Goal =>
Repeat the data that follows, word for word, without the images.

Data excerpts =>
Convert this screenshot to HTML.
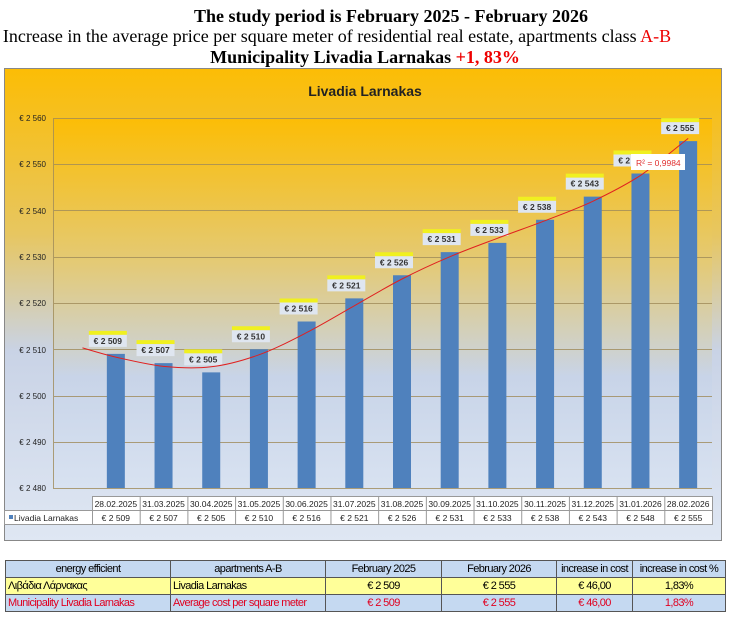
<!DOCTYPE html><html><head><meta charset="utf-8"><style>
body{margin:0;width:730px;height:624px;background:#fff;font-family:"Liberation Sans",sans-serif;position:relative;overflow:hidden}
.h{position:absolute;white-space:nowrap;font-family:"Liberation Serif",serif;font-size:18px;line-height:20px;transform:translateX(-50%)}
table{position:absolute;left:5px;top:560px;border-collapse:collapse;font-size:11px;font-family:"Liberation Sans",sans-serif;letter-spacing:-0.6px;table-layout:fixed;width:720px}
td{border:1px solid #555;height:16px;padding:0 2px;text-align:center;white-space:nowrap;overflow:hidden}
</style></head><body>
<div class="h" style="left:391px;top:6px;font-weight:bold">The study period is February 2025 - February 2026</div>
<div class="h" style="left:337px;top:26px">Increase in the average price per square meter of residential real estate, apartments class <span style="color:#e00">A-B</span></div>
<div class="h" style="left:365px;top:47px;font-weight:bold">Municipality Livadia Larnakas <span style="color:#e00">+1, 83%</span></div>
<svg style="position:absolute;left:0;top:0" width="730" height="624">
<defs>
<linearGradient id="bg" x1="0" y1="0" x2="0" y2="1"><stop offset="0" stop-color="#fcbd05"/><stop offset="0.35" stop-color="#e7c660"/><stop offset="0.6" stop-color="#c9d3e6"/><stop offset="1" stop-color="#dfe7f3"/></linearGradient>
<linearGradient id="pl" x1="0" y1="0" x2="0" y2="1"><stop offset="0" stop-color="#fcbd05"/><stop offset="0.4" stop-color="#e3ca78"/><stop offset="0.7" stop-color="#c8d4e8"/><stop offset="1" stop-color="#d8e2f1"/></linearGradient>
</defs>
<rect x="4.5" y="68.5" width="717" height="472" fill="url(#bg)" stroke="#888"/>
<rect x="53" y="118" width="659" height="370" fill="url(#pl)"/>
<text x="365" y="96" text-anchor="middle" font-size="14" font-weight="bold" fill="#222">Livadia Larnakas</text>
<g stroke="#a08c5a" stroke-width="1" fill="none" opacity="0.8">
<line x1="53" y1="118.5" x2="712" y2="118.5"/><line x1="53" y1="164.5" x2="712" y2="164.5"/><line x1="53" y1="210.5" x2="712" y2="210.5"/><line x1="53" y1="257.5" x2="712" y2="257.5"/><line x1="53" y1="303.5" x2="712" y2="303.5"/><line x1="53" y1="349.5" x2="712" y2="349.5"/><line x1="53" y1="396.5" x2="712" y2="396.5"/><line x1="53" y1="442.5" x2="712" y2="442.5"/><line x1="53" y1="488.5" x2="712" y2="488.5"/>
<line x1="53.5" y1="118" x2="53.5" y2="488"/>
</g>
<g font-size="8" fill="#222" text-anchor="end">
<text x="46" y="121">€ 2 560</text><text x="46" y="167">€ 2 550</text><text x="46" y="214">€ 2 540</text><text x="46" y="260">€ 2 530</text><text x="46" y="306">€ 2 520</text><text x="46" y="353">€ 2 510</text><text x="46" y="399">€ 2 500</text><text x="46" y="445">€ 2 490</text><text x="46" y="491">€ 2 480</text>
</g>
<g id="bars"></g>
<path id="tr" fill="none" stroke="#e02020" stroke-width="1"/>
<g id="top"></g>
<g font-size="8.5" fill="#222">
<rect x="92.5" y="496.5" width="620" height="14" fill="#fff" stroke="#999"/>
<rect x="4.5" y="510.5" width="708" height="14" fill="#fff" stroke="#999"/>
<rect x="9" y="515" width="4" height="4" fill="#4f81bd"/>
<text x="14" y="521">Livadia Larnakas</text>
<g id="tbl"></g>
</g>
</svg>
<table>
<colgroup><col style="width:165px"><col style="width:155px"><col style="width:116px"><col style="width:115px"><col style="width:76px"><col style="width:93px"></colgroup>
<tr style="background:#c5d9f1"><td>energy efficient</td><td>apartments A-B</td><td>February 2025</td><td>February 2026</td><td>increase in cost</td><td>increase in cost %</td></tr>
<tr style="background:#ffff99"><td style="text-align:left">Λιβάδια Λάρνακας</td><td style="text-align:left">Livadia Larnakas</td><td>€ 2 509</td><td>€ 2 555</td><td>€ 46,00</td><td>1,83%</td></tr>
<tr style="background:#c5d9f1;color:#e00020"><td style="text-align:left">Municipality Livadia Larnakas</td><td style="text-align:left">Average cost per square meter</td><td>€ 2 509</td><td>€ 2 555</td><td>€ 46,00</td><td>1,83%</td></tr>
</table>
<script>
var v=[2509,2507,2505,2510,2516,2521,2526,2531,2533,2538,2543,2548,2555];
var d=["28.02.2025","31.03.2025","30.04.2025","31.05.2025","30.06.2025","31.07.2025","31.08.2025","30.09.2025","31.10.2025","30.11.2025","31.12.2025","31.01.2026","28.02.2026"];
var ns="http://www.w3.org/2000/svg",s=620/13,b=document.getElementById("bars"),t=document.getElementById("tbl");
function el(n,a,p,tx){var e=document.createElementNS(ns,n);for(var k in a)e.setAttribute(k,a[k]);if(tx)e.textContent=tx;p.appendChild(e);return e}
v.forEach(function(x,i){var c=92+s*(i+0.5),y=488-(x-2480)*4.625;
el("rect",{x:c-9,y:y,width:18,height:488-y,fill:"#4f81bd"},b);
var ly=y-19;el("rect",{x:c-27,y:ly-4,width:38,height:4,fill:"#f0f020"},b);el("rect",{x:c-27,y:ly,width:38,height:12,fill:"#dfe6f0"},b);
el("text",{x:c-8,y:ly+9,"font-size":"8.5","font-weight":"bold","text-anchor":"middle",fill:"#333"},b,"€ 2 "+String(x).slice(1));
var xs=92+s*i;el("line",{x1:xs+.5,y1:496,x2:xs+.5,y2:524,stroke:"#999"},t);
el("text",{x:c,y:507,"text-anchor":"middle"},t,d[i]);el("text",{x:c,y:521,"text-anchor":"middle"},t,"€ 2 "+String(x).slice(1));
});
// trend through smoothed points
var sm=[[-0.7,2510.3],[0,2508.3],[1,2506.3],[2,2506.2],[3,2508.8],[4,2513.6],[5,2519.4],[6,2525.2],[7,2530.0],[8,2534.0],[9,2537.8],[10,2542.0],[11,2547.6],[12,2555.6]];
var P=sm.map(function(q){return [92+s*(q[0]+0.5),488-(q[1]-2480)*4.625]});
var p="M"+P[0][0]+" "+P[0][1];
for(var i=0;i<P.length-1;i++){var a=P[i-1]||P[i],b0=P[i],c=P[i+1],e=P[i+2]||c;
p+="C"+(b0[0]+(c[0]-a[0])/6).toFixed(1)+" "+(b0[1]+(c[1]-a[1])/6).toFixed(1)+" "+(c[0]-(e[0]-b0[0])/6).toFixed(1)+" "+(c[1]-(e[1]-b0[1])/6).toFixed(1)+" "+c[0].toFixed(1)+" "+c[1].toFixed(1);}
document.getElementById("tr").setAttribute("d",p);
var g=document.getElementById("top");el("rect",{x:631,y:154,width:54,height:16,fill:"#fff"},g);el("text",{x:636,y:166,"font-size":"8.5",fill:"#e03030"},g,"R² = 0,9984");
</script>
</body></html>
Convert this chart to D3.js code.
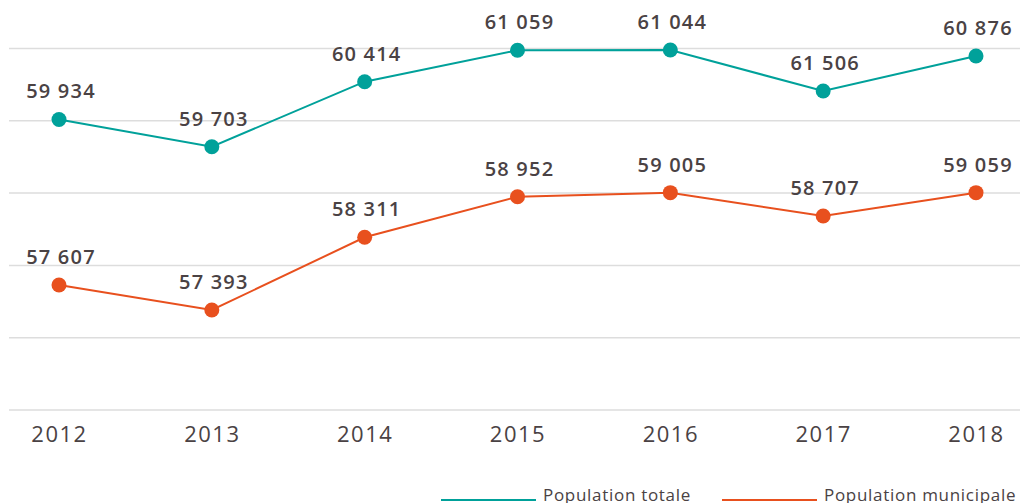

Result for this exercise =>
Convert this screenshot to HTML.
<!DOCTYPE html><html><head><meta charset="utf-8"><style>
body{margin:0;width:730px;height:624px;background:#fff;font-family:"Liberation Sans",sans-serif;position:relative;overflow:hidden}
.h{position:absolute;white-space:nowrap;font-family:"Liberation Serif",serif;font-size:18px;line-height:20px;transform:translateX(-50%)}
table{position:absolute;left:5px;top:560px;border-collapse:collapse;font-size:11px;font-family:"Liberation Sans",sans-serif;letter-spacing:-0.6px;table-layout:fixed;width:720px}
td{border:1px solid #555;height:16px;padding:0 2px;text-align:center;white-space:nowrap;overflow:hidden}
</style></head><body>
<div class="h" style="left:391px;top:6px;font-weight:bold">The study period is February 2025 - February 2026</div>
<div class="h" style="left:337px;top:26px">Increase in the average price per square meter of residential real estate, apartments class <span style="color:#e00">A-B</span></div>
<div class="h" style="left:365px;top:47px;font-weight:bold">Municipality Livadia Larnakas <span style="color:#e00">+1, 83%</span></div>
<svg style="position:absolute;left:0;top:0" width="730" height="624">
<defs>
<linearGradient id="bg" x1="0" y1="0" x2="0" y2="1"><stop offset="0" stop-color="#fcbd05"/><stop offset="0.35" stop-color="#e7c660"/><stop offset="0.6" stop-color="#c9d3e6"/><stop offset="1" stop-color="#dfe7f3"/></linearGradient>
<linearGradient id="pl" x1="0" y1="0" x2="0" y2="1"><stop offset="0" stop-color="#fcbd05"/><stop offset="0.4" stop-color="#e3ca78"/><stop offset="0.7" stop-color="#c8d4e8"/><stop offset="1" stop-color="#d8e2f1"/></linearGradient>
</defs>
<rect x="4.5" y="68.5" width="717" height="472" fill="url(#bg)" stroke="#888"/>
<rect x="53" y="118" width="659" height="370" fill="url(#pl)"/>
<text x="365" y="96" text-anchor="middle" font-size="14" font-weight="bold" fill="#222">Livadia Larnakas</text>
<g stroke="#a08c5a" stroke-width="1" fill="none" opacity="0.8">
<line x1="53" y1="118.5" x2="712" y2="118.5"/><line x1="53" y1="164.5" x2="712" y2="164.5"/><line x1="53" y1="210.5" x2="712" y2="210.5"/><line x1="53" y1="257.5" x2="712" y2="257.5"/><line x1="53" y1="303.5" x2="712" y2="303.5"/><line x1="53" y1="349.5" x2="712" y2="349.5"/><line x1="53" y1="396.5" x2="712" y2="396.5"/><line x1="53" y1="442.5" x2="712" y2="442.5"/><line x1="53" y1="488.5" x2="712" y2="488.5"/>
<line x1="53.5" y1="118" x2="53.5" y2="488"/>
</g>
<g font-size="8" fill="#222" text-anchor="end">
<text x="46" y="121">€ 2 560</text><text x="46" y="167">€ 2 550</text><text x="46" y="214">€ 2 540</text><text x="46" y="260">€ 2 530</text><text x="46" y="306">€ 2 520</text><text x="46" y="353">€ 2 510</text><text x="46" y="399">€ 2 500</text><text x="46" y="445">€ 2 490</text><text x="46" y="491">€ 2 480</text>
</g>
<g id="bars"></g>
<path id="tr" fill="none" stroke="#e02020" stroke-width="1"/>
<g id="top"></g>
<g font-size="8.5" fill="#222">
<rect x="92.5" y="496.5" width="620" height="14" fill="#fff" stroke="#999"/>
<rect x="4.5" y="510.5" width="708" height="14" fill="#fff" stroke="#999"/>
<rect x="9" y="515" width="4" height="4" fill="#4f81bd"/>
<text x="14" y="521">Livadia Larnakas</text>
<g id="tbl"></g>
</g>
</svg>
<table>
<colgroup><col style="width:165px"><col style="width:155px"><col style="width:116px"><col style="width:115px"><col style="width:76px"><col style="width:93px"></colgroup>
<tr style="background:#c5d9f1"><td>energy efficient</td><td>apartments A-B</td><td>February 2025</td><td>February 2026</td><td>increase in cost</td><td>increase in cost %</td></tr>
<tr style="background:#ffff99"><td style="text-align:left">Λιβάδια Λάρνακας</td><td style="text-align:left">Livadia Larnakas</td><td>€ 2 509</td><td>€ 2 555</td><td>€ 46,00</td><td>1,83%</td></tr>
<tr style="background:#c5d9f1;color:#e00020"><td style="text-align:left">Municipality Livadia Larnakas</td><td style="text-align:left">Average cost per square meter</td><td>€ 2 509</td><td>€ 2 555</td><td>€ 46,00</td><td>1,83%</td></tr>
</table>
<script>
var v=[2509,2507,2505,2510,2516,2521,2526,2531,2533,2538,2543,2548,2555];
var d=["28.02.2025","31.03.2025","30.04.2025","31.05.2025","30.06.2025","31.07.2025","31.08.2025","30.09.2025","31.10.2025","30.11.2025","31.12.2025","31.01.2026","28.02.2026"];
var ns="http://www.w3.org/2000/svg",s=620/13,b=document.getElementById("bars"),t=document.getElementById("tbl");
function el(n,a,p,tx){var e=document.createElementNS(ns,n);for(var k in a)e.setAttribute(k,a[k]);if(tx)e.textContent=tx;p.appendChild(e);return e}
v.forEach(function(x,i){var c=92+s*(i+0.5),y=488-(x-2480)*4.625;
el("rect",{x:c-9,y:y,width:18,height:488-y,fill:"#4f81bd"},b);
var ly=y-19;el("rect",{x:c-27,y:ly-4,width:38,height:4,fill:"#f0f020"},b);el("rect",{x:c-27,y:ly,width:38,height:12,fill:"#dfe6f0"},b);
el("text",{x:c-8,y:ly+9,"font-size":"8.5","font-weight":"bold","text-anchor":"middle",fill:"#333"},b,"€ 2 "+String(x).slice(1));
var xs=92+s*i;el("line",{x1:xs+.5,y1:496,x2:xs+.5,y2:524,stroke:"#999"},t);
el("text",{x:c,y:507,"text-anchor":"middle"},t,d[i]);el("text",{x:c,y:521,"text-anchor":"middle"},t,"€ 2 "+String(x).slice(1));
});
// trend through smoothed points
var sm=[[-0.7,2510.3],[0,2508.3],[1,2506.3],[2,2506.2],[3,2508.8],[4,2513.6],[5,2519.4],[6,2525.2],[7,2530.0],[8,2534.0],[9,2537.8],[10,2542.0],[11,2547.6],[12,2555.6]];
var P=sm.map(function(q){return [92+s*(q[0]+0.5),488-(q[1]-2480)*4.625]});
var p="M"+P[0][0]+" "+P[0][1];
for(var i=0;i<P.length-1;i++){var a=P[i-1]||P[i],b0=P[i],c=P[i+1],e=P[i+2]||c;
p+="C"+(b0[0]+(c[0]-a[0])/6).toFixed(1)+" "+(b0[1]+(c[1]-a[1])/6).toFixed(1)+" "+(c[0]-(e[0]-b0[0])/6).toFixed(1)+" "+(c[1]-(e[1]-b0[1])/6).toFixed(1)+" "+c[0].toFixed(1)+" "+c[1].toFixed(1);}
document.getElementById("tr").setAttribute("d",p);
var g=document.getElementById("top");el("rect",{x:631,y:154,width:54,height:16,fill:"#fff"},g);el("text",{x:636,y:166,"font-size":"8.5",fill:"#e03030"},g,"R² = 0,9984");
</script>
</body></html>
Convert this chart to D3.js code.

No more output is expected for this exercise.